Asian institutions are divided on 2024 recession scenarios
Asian institutional investors have mixed views on how the global economy might play out in 2024, the newly released 2024 Natixis Institutional Outlook Survey shows.
For the survey, Natixis Investment Managers (Natixis IM) got responses from 500 institutional investors who collectively manage $23.2 trillion globally.
The survey found that institutional investors in Asia are concerned about the outlooks for the global economy, with 47% believing recession will be inevitable in 2024. Despite this, however, only 3% of respondents in Asia, and 8% worldwide, said their portfolio is recession-proof.

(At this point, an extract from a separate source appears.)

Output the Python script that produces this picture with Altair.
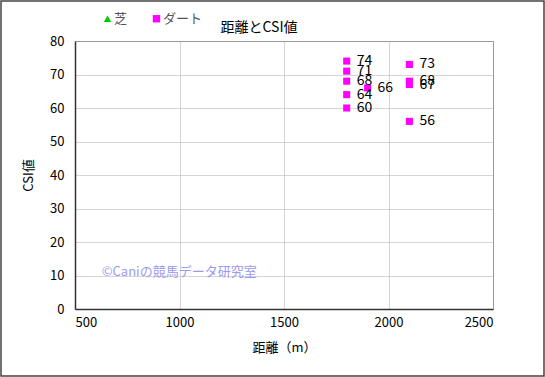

Dave Goodsell, executive director at Natixis Center for Investor Insight and in charge of the survey, pointed out that the data showed more nuanced responses, as the Asian respondents are not completely exposed to recession.
44% said that there is some protection in place, while 45% said their portfolios are balanced for a range of outcomes.
“It comes down to their views on whether there will be a recession – 47% may say it’s inevitable, 45% say there won’t be a recession at all. In Asia, 64% of institutions tell us they think there will be a soft landing,” Goodsell told AsianInvestor.
A FINE LINE
Institutional investors in Asia also seem split on inflation outlook heading into 2024, according to the Natixis IM survey.
While 36% of respondents in the region believe inflation will remain at elevated levels, 45% see reductions coming.
Overall, 59% of Asia respondents see higher inflation is the new normal and around the same percentage (56%) also expect rates to remain higher for longer.
“The views on inflation show that institutional investors in Asia recognize that policy makers need to walk a fine line,” Goodsell said.
At the same time, concerns around the Fed’s and other central banks’ interest rate policy persist, with a central bank policy error a concern for 39% of respondents.
“While rate hikes may have helped lower inflation, investors recognize that the same policy makers still have to manage through the second half of the equation and time any rate cuts so that they don’t reignite inflation,” Goodsell said.
He pointed out that 56% of Asia respondents are forecasting the Fed to cut interest rates. These rate cuts are not expected to happen until third quarter of 2024.
survey included 500 institutional investors in 27 countries throughout North America, Latin America, the Europe, Asia and the Middle East.